Why this is so complex
There is no neutral ground
Alice and Bob disagree on how to best describe Bob. Bob calls himself an X-risk researcher. Alice calls Bob an AI doomer.
A timely local example.
Notice how implicit in the question of “What to call Bob?” is the question “What is Bob?” i.e. “What should we primarily understand Bob as?”, “What interpretative frame should we apply to Bob’s statements by default?”
If we fall into the “Bob is a Doomer” camp, then his statements should be interpreted as being more revealing of his personality than of whatever they are ostensibly about. But if we fall into the “Bob is a Researcher” camp, then his statements should be taken to be more about whatever he is researching than about himself.

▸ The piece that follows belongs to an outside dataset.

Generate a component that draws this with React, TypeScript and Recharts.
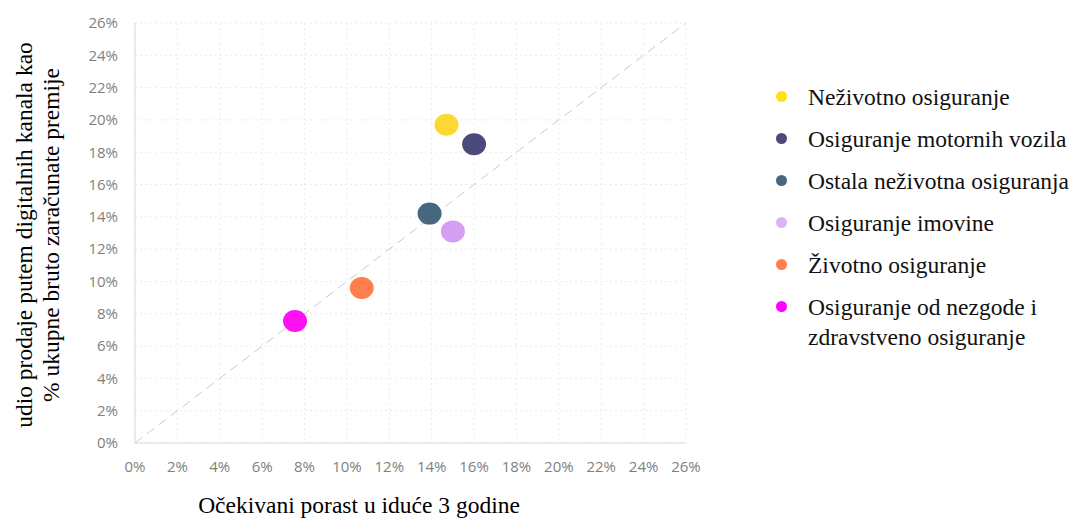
import React from 'react';
import { ScatterChart, Scatter, XAxis, YAxis, CartesianGrid, ReferenceLine } from 'recharts';

const seriesNames = [
  'Neživotno osiguranje',
  'Osiguranje motornih vozila',
  'Ostala neživotna osiguranja',
  'Osiguranje imovine',
  'Životno osiguranje',
  'Osiguranje od nezgode i zdravstveno osiguranje'
];
const growthX = [14.7, 16.0, 13.9, 15.0, 10.7, 7.55];
const shareY = [19.7, 18.5, 14.2, 13.1, 9.6, 7.55];
const seriesColors = ['#FDD835', '#4B4A7A', '#46677F', '#D59EF3', '#FF7F4C', '#FF10F0'];
const legendColors = ['#FFE01A', '#4B4A7A', '#46677F', '#DDB2F7', '#FF7F4C', '#FF00FF'];
const ticks = [0, 2, 4, 6, 8, 10, 12, 14, 16, 18, 20, 22, 24, 26];
const diagonal = [{ x: 0, y: 0 }, { x: 26, y: 26 }];

const fmt = (v: number) => `${v}%`;

const Dot = (props: any) => {
  const { cx, cy, fill } = props;
  return <ellipse cx={cx} cy={cy} rx={12} ry={11} fill={fill} />;
};

export default function App() {
  const tickStyle = { fill: '#7f7f7f', fontSize: 15, fontFamily: 'Open Sans, sans-serif' };
  return <div style={{ position: 'relative', width: 1074, height: 521, background: '#fff', fontFamily: '"Liberation Serif", serif' }}>
      <style>{'body{margin:0}'}</style>
      <ScatterChart width={1074} height={521} margin={{ top: 23, right: 388, bottom: 48, left: 85 }}>
        <CartesianGrid strokeDasharray="2 3" stroke="#ebebeb" />
        <XAxis type="number" dataKey="x" domain={[0, 26]} ticks={ticks} tickFormatter={fmt} tick={tickStyle} tickLine={false} tickSize={0} tickMargin={18} axisLine={{ stroke: '#d9d9d9' }} height={30} interval={0} />
        <YAxis type="number" dataKey="y" domain={[0, 26]} ticks={ticks} tickFormatter={fmt} tick={tickStyle} tickLine={false} tickSize={0} tickMargin={17} axisLine={{ stroke: '#d9d9d9' }} width={50} interval={0} />
        <ReferenceLine segment={diagonal} stroke="#cbc4d8" strokeDasharray="9 6" strokeWidth={1} />
        {seriesNames.map((name, i) => <Scatter key={name} name={name} data={[{ x: growthX[i], y: shareY[i] }]} fill={seriesColors[i]} shape={Dot} isAnimationActive={false} />)}
      </ScatterChart>
      <div style={{ position: 'absolute', left: 0, top: 0, width: 80, height: 470 }}>
        <div style={{ position: 'absolute', left: 38, top: 235, transform: 'translate(-50%, -50%) rotate(-90deg)', whiteSpace: 'nowrap', textAlign: 'center', fontSize: 23.5, lineHeight: '27px', color: '#000' }}>
          udio prodaje putem digitalnih kanala kao<br />% ukupne bruto zaračunate premije
        </div>
      </div>
      <div style={{ position: 'absolute', left: 359, top: 505, transform: 'translate(-50%, -50%)', whiteSpace: 'nowrap', fontSize: 23.5, color: '#000' }}>
        Očekivani porast u iduće 3 godine
      </div>
      <div style={{ position: 'absolute', left: 776, top: 82 }}>
        {seriesNames.map((name, i) => <div key={name} style={{ display: 'flex', alignItems: 'flex-start', marginBottom: 12 }}>
            <span style={{ display: 'inline-block', width: 11, height: 11, borderRadius: '50%', background: legendColors[i], marginTop: 9, marginRight: 21, flexShrink: 0 }} />
            <span style={{ fontSize: 23.5, lineHeight: '30px', color: '#111', width: 262 }}>{name}</span>
          </div>)}
      </div>
    </div>;
}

While, in the first scenario, we get to just dismiss whatever Bob says off-hand; in the second, we get to fret about it. Such is the power of names.
Because they disagree on what to call Bob, Bob and Alice also disagree on how to classify the words they’re using to describe him.
Classification is hard. That difficulty—to earnestly say whether something is naming or renaming—gets compounded when the word being classified touches upon social matters. That very difficulty allows both Bob and Alice to legitimately hold on to their ground, the ambiguity enables a fight as each of them gravitates toward the name that frames things in ways that feels true to them, while different things feel true for either.
But this kind isn’t limited to Alice and Bob. At any moment in time there’s many other such battles:
“Estate Tax” vs “Death Tax”
“Suicide” vs “Euthanasia” vs “Death with Dignity” vs “Canada”
“Abortion” vs “Choice”
“Terrorist” vs “Freedom Fighter”
Etc.
A different way of saying all of the above: the naming battle (which name should win? what should we call Bob?) and the classification question (is this naming or renaming or inventing?) can’t be cleanly separated.
That’s why I flip-flopped on “Doomers” and “Jhanabros” calling them ‘Inventing’ on “Making A New Type of Guy to Get Mad At” but ‘Renaming’ on “What’s in a Rename”. It’s hard to separate the question from the the territory being fought over.
For instance: Alice called Bob a Doomer. Carlos overheard and said it was “Naming”. Eve retorted it was “Inventing”. Carlos and Eve’s are now not just dispassionate observers engaged in a definitional dispute separate from Alice and Bob’s “real conversation”: they’re now part of the main event too.
When someone asks to adjudicate whether X is naming, renaming, or inventing, they’re asking to take sides in a values dispute dressed up as taxonomy. Axiology cosplaying as ontology cosplaying as classification. The complexity doesn’t come from the analysis: it’s baked into the question being asked.
And if this is what happens when Alice, Bob, Carlos, and Eve are all engaging in good-faith and trying to be accurate, imagine what happens when someone isn’t.